Wrexham Council still pushing for North Wales prison

Reporter:

Phil Robinson

UNCERTAINTY reigns as to whether a new jail will be built in North Wales after a major speech on prisons policy by new Justice Minister Kenneth Clarke yesterday.

But the leader of Wrexham Council and a former prisons minister have restated their belief that the region must stay firmly in the running to house one.

In the House of Commons yesterday Mr Clarke unveiled a programme of radical prison reforms to “shut the revolving door of crime and reoffending”.

Criticising the growth of the prison population in England and Wales, he said there must be other penalties, adding that locking people up for the sake of it was a waste of public funds.

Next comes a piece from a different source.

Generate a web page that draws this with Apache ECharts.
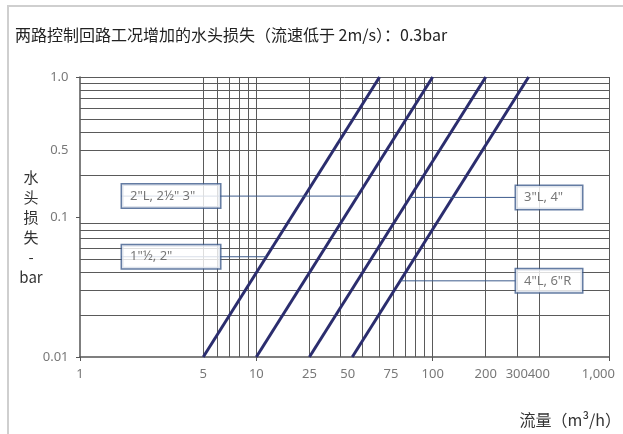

He made no direct reference to building new prisons, failing to end uncertainty on what line the new government will take on the issue. But a Prison Service spokesperson later told the Leader: “As part of the rehabilitation revolution, we will work towards providing a fit-for-purpose prison estate through building new prisons and closing inefficient and worn-out places.

“The National Offender Management Service will deliver over 14,000 prison places under the prison capacity programme by 2012.

“We are undertaking a review of sentencing and will continue to keep our prison population and capacity projections under review in the light of this.”

Last year, Wrexham was firmly in the running to be the location for a new prison to serve North Wales. But the site eventually chosen in Caernarfon was later abandoned because of the high cost of preparing the land, which had been occupied by the Ferodo brake factory.

Before the General Election the Labour government announced a new search for a site in North Wales or the North West of England, and Wrexham put forward two possible sites as contenders.

Both on the the town’s industrial estate, they are the former Firestone tyre factory site and the plot once occupied by the Owens Corning plant.

Wrexham MP Ian Lucas, who has frequently voiced his opposition to a prison in his constituency, said yesterday: “Mr Clarke’s statement doesn’t make things any clearer.

“It is difficult to get clarity on this, which is exactly why I have asked for a meeting with the Ministry of Justice.

“I will be asking the straight question – do you intend to build a prison in North Wales? I want the answer ‘yes’ or ‘no’.

“I have not yet had a reply to my request for a meeting.

“There is a great deal of confusion in this policy but we can’t have an informed discussion until we get some clarification from the government.”

Wrexham Council leader, Cllr Aled Roberts, has often stated the authority’s belief that a prison should be built in North Wales. He said: “The Ministry of Justice are well aware of our stance and we are still waiting for a shortlist of sites to be announced.

“We are being positive in the way we are conducting our discussions with the ministry.”

Delyn Labour MP David Hanson, who was prisons minister in the last government, said: “I still think there is a need for a prison in North Wales.”